Die Ergebnisse der fotografischen Notate und fototechnischen Versuche zeigt die Ausstellung so gut es geht geordnet und zumeist in Streifen gerahmt. Läuft man die Wände entlang, wirkt es ein wenig wie ein Film, in dem sich Kunst und Leben vermischen und eins werden. Eine Idee, die in Polkes Biografie eine Entsprechung findet. Er quittiert das Familienleben mit seiner Frau und den zwei Kindern in einer Düsseldorfer Dachgeschosswohnung. 1972 mietet er den Gaspelshof in Willich und gründet eine Kommune, wo das Leben zur Kunst wird und umgekehrt.
»Er ist selten allein«, wird berichtet. »Er lebt, reist, ja arbeitet in der Kommune – wer mit ihm zusammen ist, nimmt teil an der Produktion.« Die Gemeinschaft arbeitet experimentell in diversen Techniken und Medien, und man hat Spaß. »Wir lachen uns kaputt. Es läuft prima. Mehr ist nicht zu sagen«, so meldet Achim Duchow, zuerst Polkes Student an der Hamburger Hochschule für Bildende Künste und später Mitbewohner auf dem Gaspelshof.
In die bewegte Kommunen-Zeit am Niederrhein fallen die meisten Arbeiten der Leverkusener Schau, wobei die überlieferte Heiterkeit damit zu tun haben könnte, dass auf dem Gaspelshof nicht nur mit fotochemischen Substanzen experimentiert wurde. Verarbeitet und konsumiert wurden auch allerlei bewusstseinserweiternde Extrakte. Zu sehen ist das Foto eines unbekannten Pilzes auf dem Waldboden, möglicherweise kurz vor der Ernte.
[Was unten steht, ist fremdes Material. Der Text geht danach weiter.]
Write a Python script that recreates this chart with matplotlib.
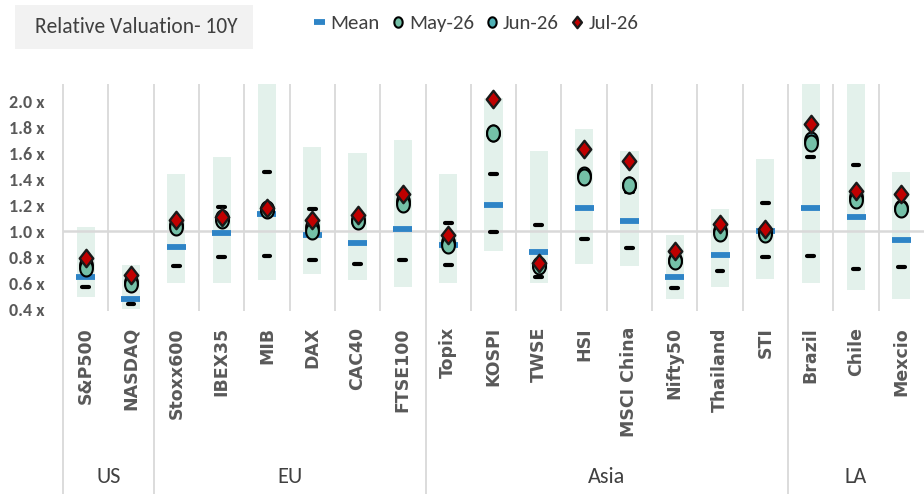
import matplotlib
matplotlib.use("Agg")
import matplotlib.pyplot as plt
import numpy as np
from matplotlib.path import Path
from matplotlib.patches import Rectangle
from matplotlib.ticker import FuncFormatter

# ---------------- data ----------------
categories = ['S&P500', 'NASDAQ', 'Stoxx600', 'IBEX35', 'MIB', 'DAX', 'CAC40', 'FTSE100',
              'Topix', 'KOSPI', 'TWSE', 'HSI', 'MSCI China', 'Nifty50', 'Thailand', 'STI',
              'Brazil', 'Chile', 'Mexcio']
groups = ['US', 'EU', 'Asia', 'LA']
group_sizes = [2, 6, 8, 3]

band_low = [0.49, 0.39, 0.60, 0.60, 0.62, 0.67, 0.62, 0.57, 0.60, 0.85, 0.60, 0.75, 0.73, 0.48, 0.57, 0.63, 0.60, 0.55, 0.48]
band_high = [1.03, 0.74, 1.44, 1.57, 2.25, 1.65, 1.60, 1.70, 1.44, 2.03, 1.62, 1.79, 1.62, 0.97, 1.17, 1.56, 2.25, 2.25, 1.46]
mean = [0.65, 0.48, 0.88, 0.985, 1.13, 0.97, 0.91, 1.02, 0.895, 1.20, 0.84, 1.18, 1.075, 0.645, 0.82, 1.00, 1.18, 1.11, 0.93]
sd_low = [0.57, 0.44, 0.73, 0.80, 0.81, 0.78, 0.745, 0.78, 0.74, 0.99, 0.65, 0.94, 0.87, 0.565, 0.69, 0.80, 0.81, 0.71, 0.725]
sd_high = [0.77, 0.55, 1.07, 1.19, 1.46, 1.17, 1.08, 1.27, 1.06, 1.44, 1.05, 1.44, 1.30, 0.76, 0.98, 1.22, 1.57, 1.51, 1.16]
may26 = [0.72, 0.595, 1.035, 1.09, 1.165, 1.005, 1.075, 1.21, 0.89, 1.76, 0.73, 1.42, 1.355, 0.77, 0.985, 0.98, 1.68, 1.24, 1.17]
jun26 = [0.74, 0.61, 1.05, 1.10, 1.17, 1.03, 1.09, 1.23, 0.92, 1.76, 0.74, 1.43, 1.36, 0.78, 1.00, 0.99, 1.70, 1.26, 1.18]
jul26 = [0.79, 0.665, 1.09, 1.11, 1.18, 1.09, 1.125, 1.29, 0.97, 2.02, 0.755, 1.63, 1.54, 0.845, 1.055, 1.02, 1.83, 1.31, 1.29]
yticks = [0.4, 0.6, 0.8, 1.0, 1.2, 1.4, 1.6, 1.8, 2.0]

# ---------------- style ----------------
NARROW = ['Carlito', 'Archivo Narrow', 'DejaVu Sans']
GRID = '#d9d9d9'
TXT = '#595959'

W, H = 924, 495
fig = plt.figure(figsize=(W / 100, H / 100), dpi=100)
ax_left, ax_right, ax_top, ax_bot = 63, 924, 84, 309
ax = fig.add_axes([ax_left / W, 1 - ax_bot / H, (ax_right - ax_left) / W, (ax_bot - ax_top) / H])

x = np.arange(len(categories))
ax.set_xlim(-0.5, len(categories) - 0.5)
ax.set_ylim(0.4, 2.135)

# bands
ax.bar(x, np.array(band_high) - np.array(band_low), bottom=band_low, width=0.4,
       color='#e3f1eb', zorder=1)
# 1.0 reference line
ax.axhline(1.0, color=GRID, lw=1.8, zorder=2)

# separators
group_edges = np.concatenate([[0], np.cumsum(group_sizes)]) - 0.5
inner = [e for e in x[:-1] + 0.5 if not np.any(np.isclose(e, group_edges))]
xt = ax.get_xaxis_transform()
ax.vlines(inner, -0.01, 1, transform=xt, color=GRID, lw=1.3, clip_on=False, zorder=2)
ax.vlines(group_edges[:-1], -0.82, 1, transform=xt, color=GRID, lw=1.3, clip_on=False, zorder=2)

# mean & std dashes
ax.hlines(mean, x - 0.21, x + 0.21, color='#2e84c6', lw=4.2, zorder=3, label='Mean')
ax.hlines(sd_low, x - 0.075, x + 0.075, color='black', lw=3.0, capstyle='round', zorder=3)
ax.hlines(sd_high, x - 0.075, x + 0.075, color='black', lw=3.0, capstyle='round', zorder=3)

# markers
t = np.linspace(0, 2 * np.pi, 60)
ellipse = Path(np.column_stack([0.8 * np.cos(t), np.sin(t)]), closed=True)
diamond = Path([(0, 1), (0.78, 0), (0, -1), (-0.78, 0), (0, 1)], closed=True)

ax.plot(x, jun26, ls='none', marker=ellipse, ms=11.5, mfc='#4fb1b5', mec='black', mew=1.5,
        zorder=4, label='Jun-26')
ax.plot(x, may26, ls='none', marker=ellipse, ms=11.5, mfc='#74c0a7', mec='black', mew=1.5,
        zorder=4.5, label='May-26')
ax.plot(x, jul26, ls='none', marker=diamond, ms=12.5, mfc='#c00000', mec='#1a1a1a', mew=1.7,
        zorder=5, label='Jul-26')

# axes styling
for s in ax.spines.values():
    s.set_visible(False)
ax.set_yticks(yticks)
ax.yaxis.set_major_formatter(FuncFormatter(lambda v, p: f'{v:.1f} x'))
ax.tick_params(axis='y', length=0, pad=13, labelcolor=TXT, labelsize=13)
for lbl in ax.get_yticklabels():
    lbl.set_family(NARROW)
    lbl.set_fontweight('bold')

ax.set_xticks(x)
ax.set_xticklabels(categories, rotation=90, va='top', ha='center', fontsize=12.5,
                   fontweight='bold', color=TXT, family='DejaVu Sans')
ax.tick_params(axis='x', length=0, pad=13)

# group labels
for gname, start, size in zip(groups, group_edges[:-1], group_sizes):
    ax.text(start + size / 2, -0.745, gname, transform=xt, ha='center', va='center',
            fontsize=16, color='#404040', family=NARROW)

# title box
fig.patches.append(Rectangle((15 / W, 1 - 49 / H), 238 / W, 44 / H, transform=fig.transFigure,
                             facecolor='#f2f2f2', edgecolor='none', zorder=0))
fig.text(136 / W, 1 - 27 / H, 'Relative Valuation- 10Y', ha='center', va='center',
         fontsize=15.5, color='#404040', family=NARROW)

# legend
handles, labels = ax.get_legend_handles_labels()
order = ['Mean', 'May-26', 'Jun-26', 'Jul-26']
hmap = dict(zip(labels, handles))
leg = fig.legend([hmap[o] for o in order], order, loc='center', ncol=4,
                 bbox_to_anchor=(476 / W, 1 - 23 / H), frameon=False,
                 handlelength=0.55, handletextpad=0.25, columnspacing=0.6,
                 markerscale=0.65, prop={'family': NARROW, 'size': 15})
for txt in leg.get_texts():
    txt.set_color('#404040')

fig.savefig('out.png', dpi=100, facecolor='white')
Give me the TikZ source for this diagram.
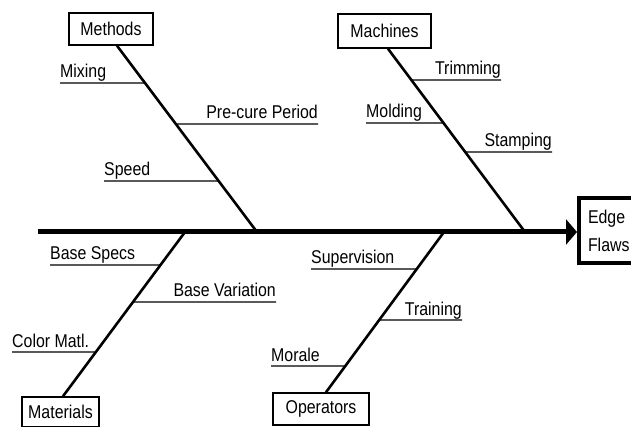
\documentclass[tikz,border=0pt]{standalone}
\usepackage{fontspec}
\setmainfont{Liberation Sans}[FakeStretch=0.86]
\usetikzlibrary{arrows.meta}

\begin{document}
\begin{tikzpicture}
        [
          x=1pt, y=-1pt,
          font=\fontsize{18.5}{22}\selectfont,
          catbox/.style={draw, line width=1.5pt, inner sep=0pt},
          effect/.style={draw, line width=4pt, align=left, inner xsep=9pt,
            minimum height=65pt, font=\fontsize{18.5}{28}\selectfont},
          cause/.style={inner sep=0pt},
          spine/.style={line width=5pt, -{Triangle[length=11pt,width=25pt]}},
          bone/.style={line width=2.6pt},
          twig/.style={line width=1.2pt}
        ]
        \clip (0,0) rectangle (631,427);
        \fill [white] (0,0) rectangle (631,427);
        % categories
        \node [catbox, minimum width=84pt, minimum height=32pt] (methods) at (111,29) {Methods};
        \node [catbox, minimum width=93pt, minimum height=34pt] (machines) at (384.5,31) {Machines};
        \node [catbox, minimum width=77pt, minimum height=30pt] (materials) at (60.5,412) {Materials};
        \node [catbox, minimum width=96pt, minimum height=32pt] (operators) at (321,409) {Operators};
        % effect
        \node [effect, anchor=west] (effect) at (577,231) {Edge\\Flaws};
        % spine
        \coordinate (tail) at (38,232);
        \draw [spine] (tail) -- (tail -| effect.west);
        % bones
        \coordinate (mtop) at ([xshift=6pt]methods.south);
        \coordinate (mfoot) at (257,232);
        \coordinate (ctop) at ([xshift=3.5pt]machines.south);
        \coordinate (cfoot) at (525,232);
        \coordinate (ttop) at (185,232);
        \coordinate (tfoot) at ([xshift=2.5pt]materials.north);
        \coordinate (otop) at (444,232);
        \coordinate (ofoot) at ([xshift=5pt]operators.north);
        \draw [bone] (mtop) -- (mfoot);
        \draw [bone] (ctop) -- (cfoot);
        \draw [bone] (ttop) -- (tfoot);
        \draw [bone] (otop) -- (ofoot);
        % methods causes
        \foreach \nm/\txt/\xx/\yy/\side in {mixing/Mixing/60/83/west,
            precure/Pre-cure Period/318/124/east, speed/Speed/104/181/west} {
            \coordinate (\nm-end) at (\xx,\yy);
            \node [cause, anchor=base \side] (\nm) at ([yshift=5pt]\nm-end) {\txt};
            \draw [twig] (\nm-end) -- (intersection of mtop--mfoot and 0,\yy--1,\yy);
        }
        % machines causes
        \foreach \nm/\txt/\xx/\yy/\side in {trimming/Trimming/501/80/east,
            molding/Molding/366/123/west, stamping/Stamping/552/152/east} {
            \coordinate (\nm-end) at (\xx,\yy);
            \node [cause, anchor=base \side] (\nm) at ([yshift=5pt]\nm-end) {\txt};
            \draw [twig] (\nm-end) -- (intersection of ctop--cfoot and 0,\yy--1,\yy);
        }
        % materials causes
        \foreach \nm/\txt/\xx/\yy/\side in {basespecs/Base Specs/50/265/west,
            basevar/Base Variation/276/302/east, colormatl/Color Matl./12/352/west} {
            \coordinate (\nm-end) at (\xx,\yy);
            \node [cause, anchor=base \side] (\nm) at ([yshift=5pt]\nm-end) {\txt};
            \draw [twig] (\nm-end) -- (intersection of ttop--tfoot and 0,\yy--1,\yy);
        }
        % operators causes
        \foreach \nm/\txt/\xx/\yy/\side in {supervision/Supervision/311/269/west,
            training/Training/462/320/east, morale/Morale/271/366/west} {
            \coordinate (\nm-end) at (\xx,\yy);
            \node [cause, anchor=base \side] (\nm) at ([yshift=5pt]\nm-end) {\txt};
            \draw [twig] (\nm-end) -- (intersection of otop--ofoot and 0,\yy--1,\yy);
        }
\end{tikzpicture}
\end{document}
Wie geht es danach weiter? Sigmar Polke zieht 1978 nach Köln, unternimmt Reisen in ferne Länder. Natürlich fotografiert er weiter, auch sieht man ihn immer öfter mit seiner 16-Millimeter-Kamera hantieren. Vor allem aber betritt er in den 80er Jahren mit großangelegten Malerei-Experimenten neues Terrain. Was in der Dunkelkammer begonnen hat, wird nun im Atelier fortgesetzt. Polke macht sich unerprobte Farbstoffe, Materialien und Chemikalien malerisch zu nutze. Die Schau schließt mit einem Ausflug zur Biennale in Venedig 1986, wo Polke im deutschen Pavillon mit malerischen Werken beeindruckt, die chemische Prozesse durchliefen und sich vor den Augen der Besucher ständig veränderten.
Auch in Leverkusen ist alles im Fluss. Denn am Riesenpuzzle aus Polkes Kiste ist noch einiges zu tun. Die Recherche zu Orten, Personen, Zusammenhängen der Fotos steckt erst in den Anfängen. Wer, wann, wo? Vielleicht können Ausstellung und Katalog helfen, das ein oder andere Teil zusammenzufügen.